TODAY AT METRON - 5/22/16

“...Bish you have a bug in my home and car... The word was for me.”
-BJB
"It was EXACTLY what I needed! I'm so happy that spirit bug is working SO VERY Well!…
- PLC
"Wow! what a powerful service...You have everything you already need...Goose bumps!!! Always good having Jonah in the house...love his groove & the song I am Blessed...I think sometimes we take for granted how blessed we really are...I do believe that God puts people (you) into our life to speak over you....You believed in us & called us out to do things we would never have done. You have always been a father figure to me spiritually...Thank You!!! I try to live by one thing in life...Do you want to be happy or do you want to be right...I choose to be Happy!
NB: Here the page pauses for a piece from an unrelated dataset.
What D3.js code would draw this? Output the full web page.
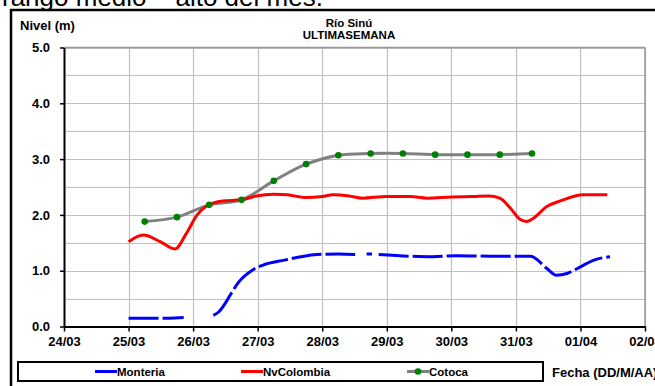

Love & Blessings”
- DPM
"You better preach it Bishop! Jim Swilley"
- KS
"Thank you Jonah Swilley for sharing your Awesome Talent today! You blessed us ALL!!!"
-PLC

"He was amazing today! Beautiful spirit
- DPM

“...Great Word this morning Bishop!
- RM
"...Loved hearing Ken speak today... He needs to do it more often"
- DPM
"Aloha, Bishop Jim! This morning you virtually summed up my three-part series, which I facilitated over the last three months of our Men's Fellowship. That is, coming to peace with one another in spite of our nuances, especially with regard to personal theology. You alluded to the fallout of that between Paul and Barnabas, as recorded in the book of Acts. In my last part, which I covered earlier this month, I also brought to light the confrontation between Paul and Peter, as illustrated in the book of Galatians (ch. 2). It appears that Peter made mends with Paul, as illustrated in his second epistle (ch. 3). Peter apparently wrote his second epistle - and likely his first, as well - while in Rome, well after Paul's arrival by virtue of his own request to be transferred as a detainee to Rome. While there is no clear evidence that Paul and Barnabas ever reconciled or made peace with one another, Paul does mention Barnabas in a letter to the church at Colossus (4:10) as a reference to John Mark, at this point, now, a companion of Paul's. Perceivably, under a good light. In a more subtle tone is the ongoing feud between James and Paul. To which point, I'm inclined to think, there was no reconciliation or peace made between these two men. There are many things that stand out to me in these conflicts (unresolved issues), but primarily two (2) things: 1) the introduction of Timothy, a very young and perceivably meek and timid young man, immediately after Paul's fallout with Barnabas over John Mark, a timid young man, and 2) the very subtle change in theology of Peter and John, well after James's passing around 62 CE. I firmly believe that James's death allowed John and Peter to rethink their theology in the ensuing years, to the point that John even fashions his Gospel to reflect a similar theology to that of Paul's. I do not believe that John could have written his epistle under the hospice of James, because of the perceived backlash that may have resulted from the disparity of their theologies. I think, too, that Paul's growth in followers was perceived as a threat to James's ministry. But, as much as James's letter reflects his brother's (Jesus) teachings, there is one vital component of Jesus's teaching that James apparently does not reflect upon: "Peace I leave with you; My peace I give to you" (Jn. 14:27). In other words, I declare peace between us, but I also want you to share in the peace I experience as a result of this mutual feeling.